16 December 2017

The Collapse of Complex Societies

Clay Shirky writes about Joseph Tainter's 1988 book The Collapse of Complex Societies
One of the interesting questions about Tainter’s thesis is whether markets and democracy, the core mechanisms of the modern world, will let us avoid complexity-driven collapse, by keeping any one group of elites from seizing unbroken control. This is, as Tainter notes in his book, an open question. There is, however, one element of complex society into which neither markets nor democracy reach—bureaucracy.even when moderate adjustments could be made, they tend to be resisted, because any simplification discomfits elites. Clay Shirky, The Collapse of Complex Business Models, April 2010 (?)
In my view, these elites include the bureaucrats themselves. As Mr Shirky writes: "In a bureaucracy, it’s easier to make a process more complex than to make it simpler, and easier to create a new burden than kill an old one." There are too many powerful people with an interest in maintaining the complex way we do things. This includes policymaking. It suits vested interests to keep it complex and arcane, so that only they or, more likely, their paid agents, can follow and influence it.

Social Policy Bonds would simplify policymaking because policy goals would be expressed in terms that ordinary people can understand. Goals would be explicit, transparent and meaningful to ordinary citizens, who could then engage in the policymaking process.
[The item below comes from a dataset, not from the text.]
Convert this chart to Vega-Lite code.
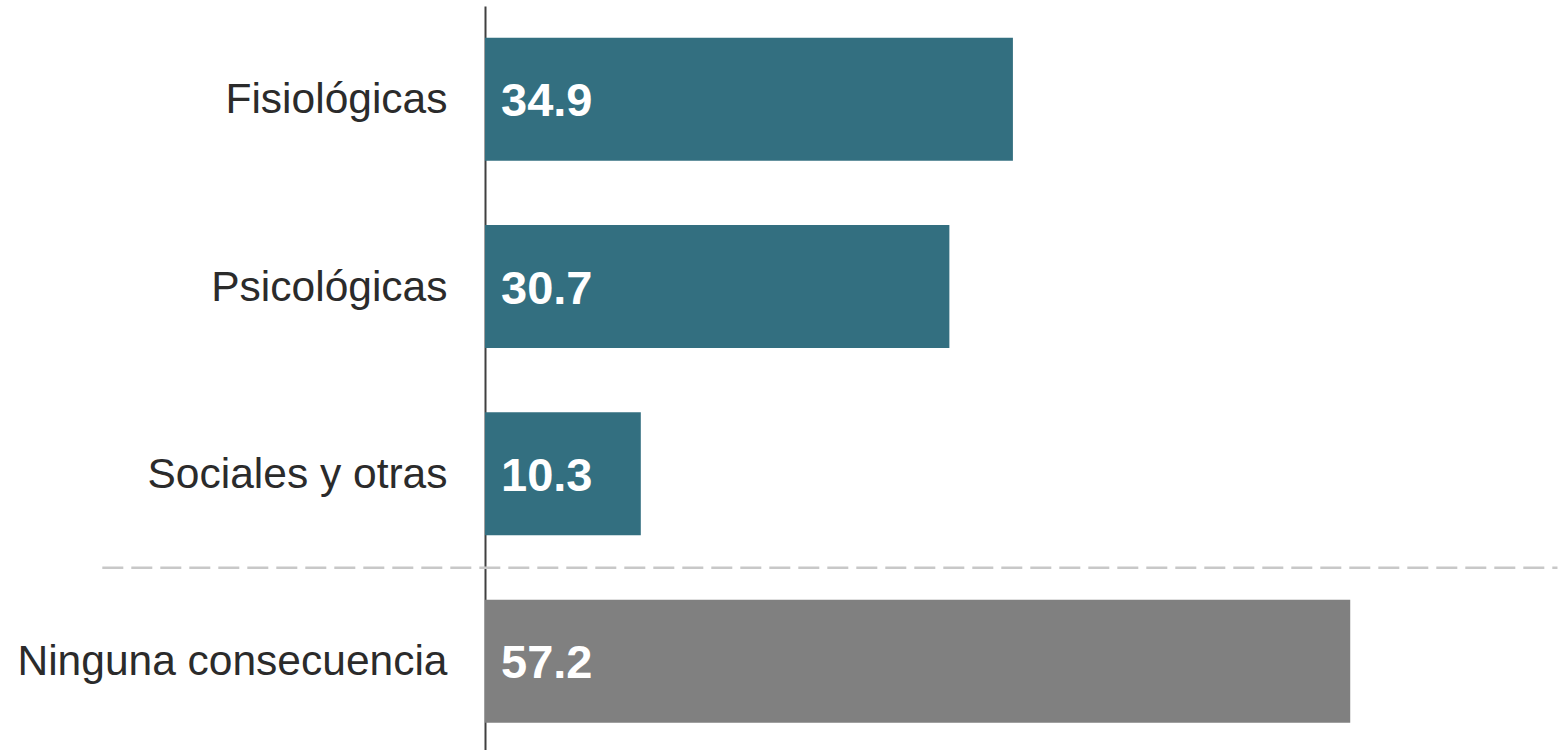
{
  "$schema": "https://vega.github.io/schema/vega-lite/v6.json",
  "width": 1077,
  "height": 744,
  "autosize": {"type": "none"},
  "padding": {"left": 485, "top": 6, "right": 0, "bottom": 0},
  "background": "white",
  "config": {"view": {"stroke": null}, "font": "Liberation Sans"},
  "datasets": {
    "bars": [
      {"cat": "Fisiológicas", "value": 34.9, "group": "consecuencia"},
      {"cat": "Psicológicas", "value": 30.7, "group": "consecuencia"},
      {"cat": "Sociales y otras", "value": 10.3, "group": "consecuencia"},
      {"cat": "Ninguna consecuencia", "value": 57.2, "group": "ninguna"}
    ],
    "sep": [
      {"cat": "Ninguna consecuencia", "x0": -25.3, "x1": 70.9}
    ]
  },
  "encoding": {
    "y": {
      "field": "cat",
      "type": "nominal",
      "sort": ["Fisiológicas", "Psicológicas", "Sociales y otras", "Ninguna consecuencia"],
      "scale": {"paddingInner": 0.3434, "paddingOuter": 0.1575, "align": 0.537, "round": false},
      "axis": {
        "title": null,
        "ticks": false,
        "labelFontSize": 42.5,
        "labelFont": "Liberation Sans",
        "labelColor": "#2b2b2b",
        "labelPadding": 38,
        "labelOffset": 1,
        "domainColor": "#404040",
        "domainWidth": 2,
        "labelLimit": 600
      }
    }
  },
  "layer": [
    {
      "data": {"name": "bars"},
      "mark": {"type": "bar"},
      "encoding": {
        "x": {"field": "value", "type": "quantitative", "scale": {"domain": [0, 71.2], "nice": false}, "axis": null},
        "color": {"field": "group", "type": "nominal", "scale": {"domain": ["consecuencia", "ninguna"], "range": ["#336f80", "#808080"]}, "legend": null}
      }
    },
    {
      "data": {"name": "bars"},
      "mark": {"type": "text", "align": "left", "baseline": "middle", "dx": 16, "dy": 3, "fontSize": 47, "fontWeight": "bold", "font": "Liberation Sans", "color": "white"},
      "encoding": {
        "x": {"datum": 0, "type": "quantitative"},
        "text": {"field": "value", "type": "quantitative", "format": ".1f"}
      }
    },
    {
      "data": {"name": "sep"},
      "mark": {"type": "rule", "strokeDash": [21, 8], "strokeWidth": 2.5, "color": "#c8c8c8", "yOffset": -32, "clip": false},
      "encoding": {
        "y": {"field": "cat", "type": "nominal", "bandPosition": 0},
        "x": {"field": "x0", "type": "quantitative"},
        "x2": {"field": "x1"}
      }
    }
  ]
}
If Trainter's thesis is correct, it might well be the complexity of our politics that precipitates societal collapse: too few of us understand it, so we have very little buy-in to the process and its institutions. In the west we are seeing the result of this lack of buy-in: extreme polarisation, whereby different views are barely tolerated. Yet buy-in is going to be essential if we are to face up to urgent, huge challenges facing all of us: climate change for instance, or nuclear proliferation.

Social Policy Bonds could help remove unnecessary complexity further down the track, when it comes to solving our social problems. Under a bond regime, inefficient operators would be penalised - whoever they are - and only efficient approaches would receive funds. It would be the self-interest of bondholders that would ensure this: their goal would be exactly congruent with those of society: to achieve our social goals as efficiently as possible. There might still be complexity in achieving these goals, but only if it boosted efficiency. The contrast with today's system, in which complexity is almost a deliberate ploy to deter scrutiny, would be total.